The majority of code that runs will, at some point, rely on code written in C or C++. Much of our low-level infrastracture is written directly in C/C++ and the ecosystems of many higher-level languages often use C/C++ under the hood. A well-known issue with C and C++ is that it is not memory safe, e.g. it is possible to access arbitrary parts of the memory, which can cause many problems.

Common memory safety issues are well-known. For example, the classic stack overflow where a program writes off the end of a stack into memory it should not access. Other issues are more subtle, such as use-after-free where a dangling pointer is dereferenced.

So why do we care about memory safety? In a recent talk, Matt Miller from the Microsoft Security Response Center explained that roughly 70% of vulnerabilities addressed through security updates were memory safety issues. Malicious actors can take advantage of memory safety issues to subvert protection mechanisms, leak information, and more.

What can we do? CHERI aims to build memory safety protection in at the architectural level via smart pointers called capabilities. However, this requires software to make proper use of these pointers. SCorCH will use formal analysis techniques (model checking) to statically analyse C programs using CHERI to detect potential memory safety issues.

Compartmentalisation

Ultimately, given the complexity of modern systems, exploits and attacks are inevitable. So how do we minimise the impact if it happens? We want to restrict the damage to the smallest part of the system that we can. This is the idea behind compartmentalisation, to put up walls between distinct components of a system and enforce that separation.

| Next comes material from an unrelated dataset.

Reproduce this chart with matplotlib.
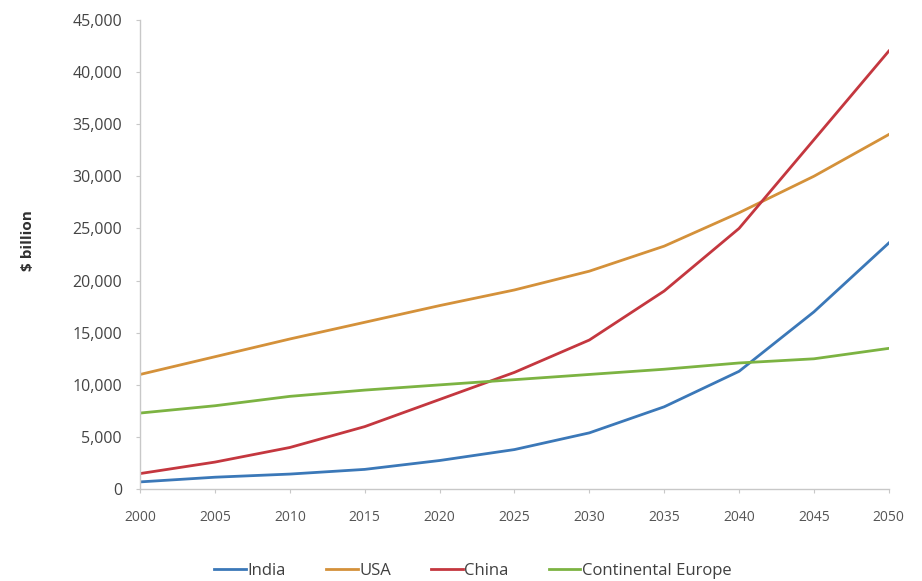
import matplotlib.pyplot as plt

# Years
years = [2000, 2005, 2010, 2015, 2020, 2025, 2030, 2035, 2040, 2045, 2050]

# GDP ($ billion)
india = [700, 1150, 1450, 1900, 2750, 3800, 5400, 7900, 11300, 17000, 23600]
usa = [11000, 12700, 14400, 16000, 17600, 19100, 20900, 23300, 26500, 30000, 34000]
china = [1500, 2600, 4000, 6000, 8600, 11200, 14300, 19000, 25000, 33500, 42000]
europe = [7300, 8000, 8900, 9500, 10000, 10500, 11000, 11500, 12100, 12500, 13500]

yticks = list(range(0, 45001, 5000))

plt.rcParams['font.family'] = ['Open Sans', 'DejaVu Sans']

fig = plt.figure(figsize=(9.22, 5.81), dpi=100)
ax = fig.add_axes([0.152, 0.158, 0.812, 0.808])

ax.plot(years, india, color='#3b78b8', linewidth=2, label='India')
ax.plot(years, usa, color='#d4913a', linewidth=2, label='USA')
ax.plot(years, china, color='#c4373f', linewidth=2, label='China')
ax.plot(years, europe, color='#7cb342', linewidth=2, label='Continental Europe')

ax.set_xlim(2000, 2050)
ax.set_ylim(0, 45000)
ax.set_xticks(years)
ax.set_yticks(yticks)
ax.set_yticklabels([f'{v:,}' for v in yticks])

for s in ['top', 'right']:
    ax.spines[s].set_visible(False)
for s in ['left', 'bottom']:
    ax.spines[s].set_color('#c8c8c8')
    ax.spines[s].set_linewidth(1)

ax.tick_params(axis='y', colors='#c8c8c8', labelcolor='#444444', labelsize=11.5, length=3, pad=10)
ax.tick_params(axis='x', colors='#c8c8c8', labelcolor='#555555', labelsize=10, length=3, pad=12)

ax.set_ylabel('$ billion', fontsize=11, fontweight='bold', color='#303030')
ax.yaxis.set_label_coords(-0.14, 0.53)

fig.legend(loc='center', bbox_to_anchor=(0.513, 0.018), ncol=4, frameon=False,
           fontsize=12, handlelength=1.9, columnspacing=2.4, handletextpad=0.1,
           labelcolor='#404040')

fig.savefig('out.png', dpi=100)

CHERI provides hardware-enabled support for compartmentalisation through memory tags. However, again we need to ensure that the software is using these mechanisms correctly. SCorCH will utilise a combination of static and dynamic analysis to ensure that compartmentalisation strategies are implemented correctly in code.

Formal Analysis

SCorCH will leverage powerful and mature formal analysis techniques to provide a SCorCH verification stack that can automatically detect security vulnerabilities in code utilising capability hardware.

Model Checking

Abstractly, model checking is the process of checking whether a finite-state model or abstraction of a system meets a given specification. This specification may be as simple as we never reach a bad state or may relate to the order in which states of the system are reached (e.g. a pointer is never dereferenced after it is freed).

Algorithmically, model checkers work by exploring the state space of the system. This runs into scalability issues when the state space is ample and decades of research has provided a range of solutions to this issue, including symbolic representation of the state space, and bounded model checking where the state space is explored at iteratively greater depths.

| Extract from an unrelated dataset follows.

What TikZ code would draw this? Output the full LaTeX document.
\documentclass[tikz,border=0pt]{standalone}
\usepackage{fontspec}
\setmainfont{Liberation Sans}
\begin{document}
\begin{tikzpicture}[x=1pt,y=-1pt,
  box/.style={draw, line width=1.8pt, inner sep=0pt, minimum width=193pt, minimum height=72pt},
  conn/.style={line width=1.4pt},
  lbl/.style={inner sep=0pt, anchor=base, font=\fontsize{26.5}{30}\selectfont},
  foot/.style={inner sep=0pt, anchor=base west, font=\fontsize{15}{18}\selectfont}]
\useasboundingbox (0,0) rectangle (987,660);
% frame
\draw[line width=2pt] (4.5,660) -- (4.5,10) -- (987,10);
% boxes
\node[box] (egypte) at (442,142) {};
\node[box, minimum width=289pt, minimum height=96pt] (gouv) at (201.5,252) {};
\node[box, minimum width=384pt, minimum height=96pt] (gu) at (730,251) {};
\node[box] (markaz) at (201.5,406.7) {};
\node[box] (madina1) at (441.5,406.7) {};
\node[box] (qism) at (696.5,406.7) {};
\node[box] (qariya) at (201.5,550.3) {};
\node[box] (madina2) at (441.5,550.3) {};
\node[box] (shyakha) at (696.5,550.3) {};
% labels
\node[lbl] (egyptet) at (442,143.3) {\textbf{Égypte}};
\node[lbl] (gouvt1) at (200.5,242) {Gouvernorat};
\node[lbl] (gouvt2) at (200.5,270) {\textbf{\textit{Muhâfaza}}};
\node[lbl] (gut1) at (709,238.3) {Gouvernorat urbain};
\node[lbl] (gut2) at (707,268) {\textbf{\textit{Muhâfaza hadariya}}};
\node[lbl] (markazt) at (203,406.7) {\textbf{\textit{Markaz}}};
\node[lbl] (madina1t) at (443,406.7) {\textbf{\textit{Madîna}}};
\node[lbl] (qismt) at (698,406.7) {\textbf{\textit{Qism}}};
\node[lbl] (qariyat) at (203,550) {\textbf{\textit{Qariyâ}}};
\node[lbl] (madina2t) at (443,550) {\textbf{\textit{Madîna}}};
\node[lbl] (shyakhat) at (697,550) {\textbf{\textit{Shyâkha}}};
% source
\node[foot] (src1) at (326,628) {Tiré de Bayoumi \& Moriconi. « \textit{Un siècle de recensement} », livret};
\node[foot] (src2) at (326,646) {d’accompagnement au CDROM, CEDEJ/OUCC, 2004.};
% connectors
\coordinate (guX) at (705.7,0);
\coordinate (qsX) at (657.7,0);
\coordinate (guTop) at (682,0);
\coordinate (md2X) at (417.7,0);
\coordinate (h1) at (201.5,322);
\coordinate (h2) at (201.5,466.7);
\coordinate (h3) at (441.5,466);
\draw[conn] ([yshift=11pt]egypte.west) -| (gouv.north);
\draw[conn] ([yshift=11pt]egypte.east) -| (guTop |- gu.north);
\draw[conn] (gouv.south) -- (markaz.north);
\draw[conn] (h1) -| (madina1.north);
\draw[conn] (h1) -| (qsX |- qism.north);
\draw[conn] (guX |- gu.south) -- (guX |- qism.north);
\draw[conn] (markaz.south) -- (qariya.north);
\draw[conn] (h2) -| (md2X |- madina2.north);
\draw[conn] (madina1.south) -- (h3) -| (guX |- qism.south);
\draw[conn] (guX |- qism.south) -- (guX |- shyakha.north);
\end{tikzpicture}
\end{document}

SCorCH will utilise two bounded software model checkers - ESBMC and CBMC, developed at Manchester and Oxford, to search for memory safety issues and will employ hardware model checking techniques to check security properties of the underlying architectural design.

Runtime Verification

Whilst static analysis techniques such as model checkers have enjoyed considerable success in recent years, they can still struggle when we bring together many components of a system, thus exploding the state space. Additionally, static techniques must always approximate actual behaviour as some things are necessarily unknown.

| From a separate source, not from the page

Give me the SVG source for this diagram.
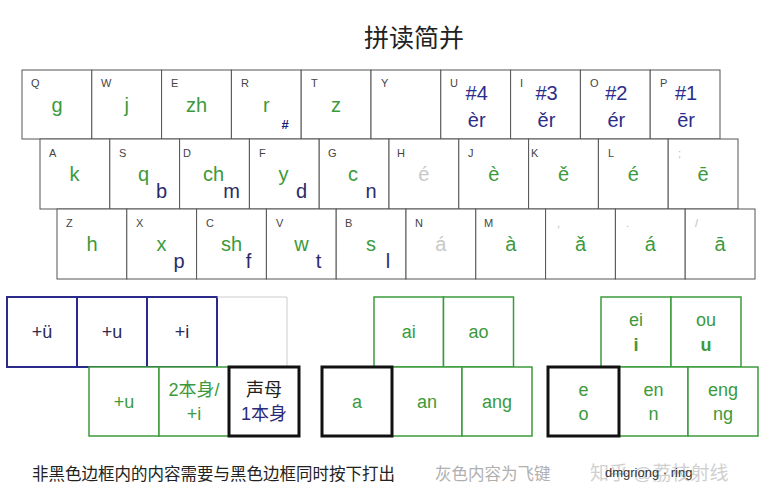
<svg xmlns="http://www.w3.org/2000/svg" width="777" height="500" viewBox="0 0 777 500">
<style>
text{font-family:"Liberation Sans",Arial,"Noto Sans CJK SC",sans-serif}
.key{fill:#fff;stroke:#555;stroke-width:1}
.lab{font-size:11px;fill:#444}
.labl{font-size:11px;fill:#bbb}
.m{font-size:20px;fill:#3c9a3c;text-anchor:middle}
.g{font-size:20px;fill:#c8c8c8;text-anchor:middle}
.s{font-size:20px;fill:#2b2b6b;text-anchor:middle}
.b{font-size:20px;fill:#2c2c8a;text-anchor:middle}
.hash{font-size:13px;font-weight:bold;fill:#1c1c7a;text-anchor:middle}
.bl{fill:#fff;stroke:#2a2a8a;stroke-width:2}
.gr{fill:#fff;stroke:#3c9a3c;stroke-width:1.5}
.bk{fill:#fff;stroke:#111;stroke-width:3}
.gy{fill:#fff;stroke:#ccc;stroke-width:1}
.t{font-size:18px;text-anchor:middle}
</style>
<rect width="777" height="500" fill="#fff"/>
<text x="414" y="47" font-size="25" text-anchor="middle" fill="#222">拼读简并</text>

<g id="row1">
<g id="kQ"><rect class="key" x="22" y="70" width="69.8" height="69"/><text class="lab" x="31" y="87">Q</text><text class="m" x="57" y="112">g</text></g>
<g id="kW"><rect class="key" x="91.8" y="70" width="69.8" height="69"/><text class="lab" x="101" y="87">W</text><text class="m" x="126.7" y="112">j</text></g>
<g id="kE"><rect class="key" x="161.6" y="70" width="69.8" height="69"/><text class="lab" x="171" y="87">E</text><text class="m" x="196.5" y="112">zh</text></g>
<g id="kR"><rect class="key" x="231.4" y="70" width="69.8" height="69"/><text class="lab" x="241" y="87">R</text><text class="m" x="266.3" y="112">r</text><text class="hash" x="285" y="129">#</text></g>
<g id="kT"><rect class="key" x="301.2" y="70" width="69.8" height="69"/><text class="lab" x="311" y="87">T</text><text class="m" x="336.1" y="112">z</text></g>
<g id="kY"><rect class="key" x="371" y="70" width="69.8" height="69"/><text class="lab" x="381" y="87">Y</text></g>
<g id="kU"><rect class="key" x="440.8" y="70" width="69.8" height="69"/><text class="lab" x="450" y="87">U</text><text class="b" x="476.7" y="100">#4</text><text class="b" x="476.7" y="127">èr</text></g>
<g id="kI"><rect class="key" x="510.6" y="70" width="69.8" height="69"/><text class="lab" x="520" y="87">I</text><text class="b" x="546.5" y="100">#3</text><text class="b" x="546.5" y="127">ěr</text></g>
<g id="kO"><rect class="key" x="580.4" y="70" width="69.8" height="69"/><text class="lab" x="590" y="87">O</text><text class="b" x="616.3" y="100">#2</text><text class="b" x="616.3" y="127">ér</text></g>
<g id="kP"><rect class="key" x="650.2" y="70" width="69.8" height="69"/><text class="lab" x="660" y="87">P</text><text class="b" x="686.1" y="100">#1</text><text class="b" x="686.1" y="127">ēr</text></g>
</g>

<g id="row2">
<g id="kA"><rect class="key" x="40" y="139" width="69.8" height="70"/><text class="lab" x="49" y="157">A</text><text class="m" x="74.5" y="181">k</text></g>
<g id="kS"><rect class="key" x="109.8" y="139" width="69.8" height="70"/><text class="lab" x="119" y="157">S</text><text class="m" x="143.5" y="181">q</text><text class="s" x="161.5" y="198">b</text></g>
<g id="kD"><rect class="key" x="179.6" y="139" width="69.8" height="70"/><text class="lab" x="183" y="157">D</text><text class="m" x="213.5" y="181">ch</text><text class="s" x="231.5" y="198">m</text></g>
<g id="kF"><rect class="key" x="249.4" y="139" width="69.8" height="70"/><text class="lab" x="259" y="157">F</text><text class="m" x="283.5" y="181">y</text><text class="s" x="301.5" y="198">d</text></g>
<g id="kG"><rect class="key" x="319.2" y="139" width="69.8" height="70"/><text class="lab" x="328" y="157">G</text><text class="m" x="353" y="181">c</text><text class="s" x="371" y="198">n</text></g>
<g id="kH"><rect class="key" x="389" y="139" width="69.8" height="70"/><text class="lab" x="397" y="157">H</text><text class="g" x="423.9" y="181">é</text></g>
<g id="kJ"><rect class="key" x="458.8" y="139" width="69.8" height="70"/><text class="lab" x="468" y="157">J</text><text class="m" x="493.7" y="181">è</text></g>
<g id="kK"><rect class="key" x="528.6" y="139" width="69.8" height="70"/><text class="lab" x="531" y="157">K</text><text class="m" x="563.5" y="181">ě</text></g>
<g id="kL"><rect class="key" x="598.4" y="139" width="69.8" height="70"/><text class="lab" x="608" y="157">L</text><text class="m" x="633.3" y="181">é</text></g>
<g id="kSemi"><rect class="key" x="668.2" y="139" width="69.8" height="70"/><text class="labl" x="678" y="157">;</text><text class="m" x="703.1" y="181">ē</text></g>
</g>

<g id="row3">
<g id="kZ"><rect class="key" x="57" y="209" width="69.8" height="70"/><text class="lab" x="66" y="227">Z</text><text class="m" x="92" y="251">h</text></g>
<g id="kX"><rect class="key" x="126.8" y="209" width="69.8" height="70"/><text class="lab" x="136" y="227">X</text><text class="m" x="161.5" y="251">x</text><text class="s" x="179" y="268">p</text></g>
<g id="kC"><rect class="key" x="196.6" y="209" width="69.8" height="70"/><text class="lab" x="206" y="227">C</text><text class="m" x="231.5" y="251">sh</text><text class="s" x="248.5" y="268">f</text></g>
<g id="kV"><rect class="key" x="266.4" y="209" width="69.8" height="70"/><text class="lab" x="276" y="227">V</text><text class="m" x="301.5" y="251">w</text><text class="s" x="318.5" y="268">t</text></g>
<g id="kB"><rect class="key" x="336.2" y="209" width="69.8" height="70"/><text class="lab" x="345" y="227">B</text><text class="m" x="371" y="251">s</text><text class="s" x="388" y="268">l</text></g>
<g id="kN"><rect class="key" x="406" y="209" width="69.8" height="70"/><text class="lab" x="415" y="227">N</text><text class="g" x="440.9" y="251">á</text></g>
<g id="kM"><rect class="key" x="475.8" y="209" width="69.8" height="70"/><text class="lab" x="484" y="227">M</text><text class="m" x="510.7" y="251">à</text></g>
<g id="kComma"><rect class="key" x="545.6" y="209" width="69.8" height="70"/><text class="labl" x="557" y="227">,</text><text class="m" x="580.5" y="251">ǎ</text></g>
<g id="kDot"><rect class="key" x="615.4" y="209" width="69.8" height="70"/><text class="labl" x="626" y="227">.</text><text class="m" x="650.3" y="251">á</text></g>
<g id="kSlash"><rect class="key" x="685.2" y="209" width="69.8" height="70"/><text class="labl" x="695" y="227">/</text><text class="m" x="720.1" y="251">ā</text></g>
</g>

<g id="group-left">
<g id="b-uu"><rect class="bl" x="7" y="297" width="70" height="70"/><text class="t" x="42" y="338" fill="#2b2b55">+ü</text></g>
<g id="b-u"><rect class="bl" x="77" y="297" width="70" height="70"/><text class="t" x="112" y="338" fill="#2b2b55">+u</text></g>
<g id="b-i"><rect class="bl" x="147" y="297" width="70" height="70"/><text class="t" x="182" y="338" fill="#2b2b55">+i</text></g>
<g id="b-empty"><path d="M217 297H287V367" fill="none" stroke="#ccc" stroke-width="1"/></g>
<g id="b-u2"><rect class="gr" x="89" y="367" width="70" height="69"/><text class="t" x="124" y="408" fill="#3c9a3c">+u</text></g>
<g id="b-2"><rect class="gr" x="159" y="367" width="70" height="69"/><text class="t" x="194" y="396" fill="#3c9a3c">2本身/</text><text class="t" x="194" y="420" fill="#3c9a3c">+i</text></g>
<g id="b-sm"><rect class="bk" x="229" y="367" width="70" height="69"/><text class="t" x="264" y="396" fill="#222">声母</text><text class="t" x="264" y="420" fill="#2b2b7a">1本身</text></g>
</g>

<g id="group-a">
<g id="b-ai"><rect class="gr" x="374" y="297" width="69.5" height="70"/><text class="t" x="408.7" y="338" fill="#3c9a3c">ai</text></g>
<g id="b-ao"><rect class="gr" x="443.5" y="297" width="70" height="70"/><text class="t" x="478.5" y="338" fill="#3c9a3c">ao</text></g>
<g id="b-an"><rect class="gr" x="392" y="367" width="70" height="69"/><text class="t" x="427" y="408" fill="#3c9a3c">an</text></g>
<g id="b-ang"><rect class="gr" x="462" y="367" width="70" height="69"/><text class="t" x="497" y="408" fill="#3c9a3c">ang</text></g>
<g id="b-a"><rect class="bk" x="322" y="367" width="70" height="69"/><text class="t" x="357" y="408" fill="#3c9a3c">a</text></g>
</g>

<g id="group-e">
<g id="b-ei"><rect class="gr" x="601" y="297" width="70" height="70"/><text class="t" x="636" y="326" fill="#3c9a3c">ei</text><text class="t" x="636" y="351" fill="#3c9a3c" font-weight="bold">i</text></g>
<g id="b-ou"><rect class="gr" x="671" y="297" width="70" height="70"/><text class="t" x="706" y="326" fill="#3c9a3c">ou</text><text class="t" x="706" y="351" fill="#3c9a3c" font-weight="bold">u</text></g>
<g id="b-en"><rect class="gr" x="619" y="367" width="69" height="69"/><text class="t" x="653.5" y="396" fill="#3c9a3c">en</text><text class="t" x="653.5" y="420" fill="#3c9a3c">n</text></g>
<g id="b-eng"><rect class="gr" x="688" y="367" width="70" height="69"/><text class="t" x="723" y="396" fill="#3c9a3c">eng</text><text class="t" x="723" y="420" fill="#3c9a3c">ng</text></g>
<g id="b-e"><rect class="bk" x="548" y="367" width="71" height="69"/><text class="t" x="583.5" y="396" fill="#3c9a3c">e</text><text class="t" x="583.5" y="420" fill="#3c9a3c">o</text></g>
</g>

<text x="32" y="480" font-size="16.5" fill="#222">非黑色边框内的内容需要与黑色边框同时按下打出</text>
<text x="435" y="480" font-size="16.5" fill="#b0b0b0">灰色内容为飞键</text>
<text x="590" y="480" font-size="19" fill="#d0d0d0">知乎 @荔枝射线</text>
<text x="605" y="477" font-size="13" fill="#333">dmgriong · ring</text>
</svg>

Conversely, runtime verification is a lightweight dynamic analysis technique that aims to check that the current run of a system conforms to the given properties. SCorCH will explore a hybrid, collaborative, approach where runtime verification and (bounded) model checking cooperate to detect security vulnerabilities.

Automated Reasoning

Automated theorem provers are the workhorse of the verification community. A typical approach is to translate a given task into a series of logical proof obligations to be handled by a theorem prover. This process includes the above model checking tools, as well as tools for directly proving security properties of hardware designs (utilised elsewhere in the CHERI ecosystem).

To reason about proof obligations involving capabilities, it is necessary to translate their properties into logic alongside the property being checked. SCorCH will extend world-leading automated theorem provers (Vampire and iProver) with native support for the theory of capabilities, thereby improving their performance in this setting.